** BEGIN Material provided **

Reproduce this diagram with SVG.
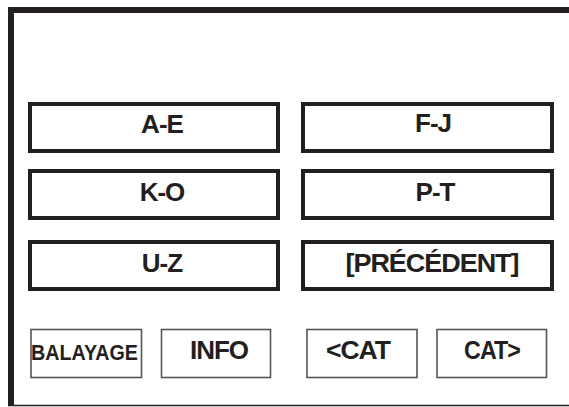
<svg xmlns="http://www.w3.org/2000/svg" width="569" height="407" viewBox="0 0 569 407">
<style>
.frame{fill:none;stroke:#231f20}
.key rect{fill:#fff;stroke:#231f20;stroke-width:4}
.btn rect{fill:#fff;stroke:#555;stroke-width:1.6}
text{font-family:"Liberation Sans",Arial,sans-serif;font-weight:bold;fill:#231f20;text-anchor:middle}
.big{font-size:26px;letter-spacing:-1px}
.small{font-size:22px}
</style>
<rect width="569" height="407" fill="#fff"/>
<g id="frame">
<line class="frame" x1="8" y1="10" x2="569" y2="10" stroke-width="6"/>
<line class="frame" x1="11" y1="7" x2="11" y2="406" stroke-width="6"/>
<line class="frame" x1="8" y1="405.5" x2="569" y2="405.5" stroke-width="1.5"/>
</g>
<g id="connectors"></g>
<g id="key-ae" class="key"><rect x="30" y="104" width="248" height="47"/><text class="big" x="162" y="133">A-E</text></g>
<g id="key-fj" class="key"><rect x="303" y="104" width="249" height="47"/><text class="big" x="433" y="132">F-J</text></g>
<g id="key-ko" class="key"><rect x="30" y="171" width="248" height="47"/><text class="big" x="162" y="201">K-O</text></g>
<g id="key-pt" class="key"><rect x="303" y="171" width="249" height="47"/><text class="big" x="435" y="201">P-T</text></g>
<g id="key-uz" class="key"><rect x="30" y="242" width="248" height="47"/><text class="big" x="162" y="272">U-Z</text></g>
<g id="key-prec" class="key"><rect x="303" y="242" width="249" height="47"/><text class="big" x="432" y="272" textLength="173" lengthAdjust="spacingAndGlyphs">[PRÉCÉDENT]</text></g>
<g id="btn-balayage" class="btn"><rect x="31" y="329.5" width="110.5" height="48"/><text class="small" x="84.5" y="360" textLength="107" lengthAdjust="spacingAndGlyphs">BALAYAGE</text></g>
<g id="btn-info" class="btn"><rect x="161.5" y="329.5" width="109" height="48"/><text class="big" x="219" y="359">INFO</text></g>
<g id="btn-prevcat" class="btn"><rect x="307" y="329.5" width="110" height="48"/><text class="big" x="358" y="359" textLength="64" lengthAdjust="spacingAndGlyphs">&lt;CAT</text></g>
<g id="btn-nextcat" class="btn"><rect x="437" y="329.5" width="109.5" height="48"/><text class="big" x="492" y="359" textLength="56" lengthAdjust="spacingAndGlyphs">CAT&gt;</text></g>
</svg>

** END Material provided **

#### Written request
Quote the preceding listing precisely and completely, omitting its images.

#### Solved problem
Reproduce this diagram with SVG.
<svg xmlns="http://www.w3.org/2000/svg" width="569" height="407" viewBox="0 0 569 407">
<style>
.frame{fill:none;stroke:#231f20}
.key rect{fill:#fff;stroke:#231f20;stroke-width:4}
.btn rect{fill:#fff;stroke:#555;stroke-width:1.6}
text{font-family:"Liberation Sans",Arial,sans-serif;font-weight:bold;fill:#231f20;text-anchor:middle}
.big{font-size:26px;letter-spacing:-1px}
.small{font-size:22px}
</style>
<rect width="569" height="407" fill="#fff"/>
<g id="frame">
<line class="frame" x1="8" y1="10" x2="569" y2="10" stroke-width="6"/>
<line class="frame" x1="11" y1="7" x2="11" y2="406" stroke-width="6"/>
<line class="frame" x1="8" y1="405.5" x2="569" y2="405.5" stroke-width="1.5"/>
</g>
<g id="connectors"></g>
<g id="key-ae" class="key"><rect x="30" y="104" width="248" height="47"/><text class="big" x="162" y="133">A-E</text></g>
<g id="key-fj" class="key"><rect x="303" y="104" width="249" height="47"/><text class="big" x="433" y="132">F-J</text></g>
<g id="key-ko" class="key"><rect x="30" y="171" width="248" height="47"/><text class="big" x="162" y="201">K-O</text></g>
<g id="key-pt" class="key"><rect x="303" y="171" width="249" height="47"/><text class="big" x="435" y="201">P-T</text></g>
<g id="key-uz" class="key"><rect x="30" y="242" width="248" height="47"/><text class="big" x="162" y="272">U-Z</text></g>
<g id="key-prec" class="key"><rect x="303" y="242" width="249" height="47"/><text class="big" x="432" y="272" textLength="173" lengthAdjust="spacingAndGlyphs">[PRÉCÉDENT]</text></g>
<g id="btn-balayage" class="btn"><rect x="31" y="329.5" width="110.5" height="48"/><text class="small" x="84.5" y="360" textLength="107" lengthAdjust="spacingAndGlyphs">BALAYAGE</text></g>
<g id="btn-info" class="btn"><rect x="161.5" y="329.5" width="109" height="48"/><text class="big" x="219" y="359">INFO</text></g>
<g id="btn-prevcat" class="btn"><rect x="307" y="329.5" width="110" height="48"/><text class="big" x="358" y="359" textLength="64" lengthAdjust="spacingAndGlyphs">&lt;CAT</text></g>
<g id="btn-nextcat" class="btn"><rect x="437" y="329.5" width="109.5" height="48"/><text class="big" x="492" y="359" textLength="56" lengthAdjust="spacingAndGlyphs">CAT&gt;</text></g>
</svg>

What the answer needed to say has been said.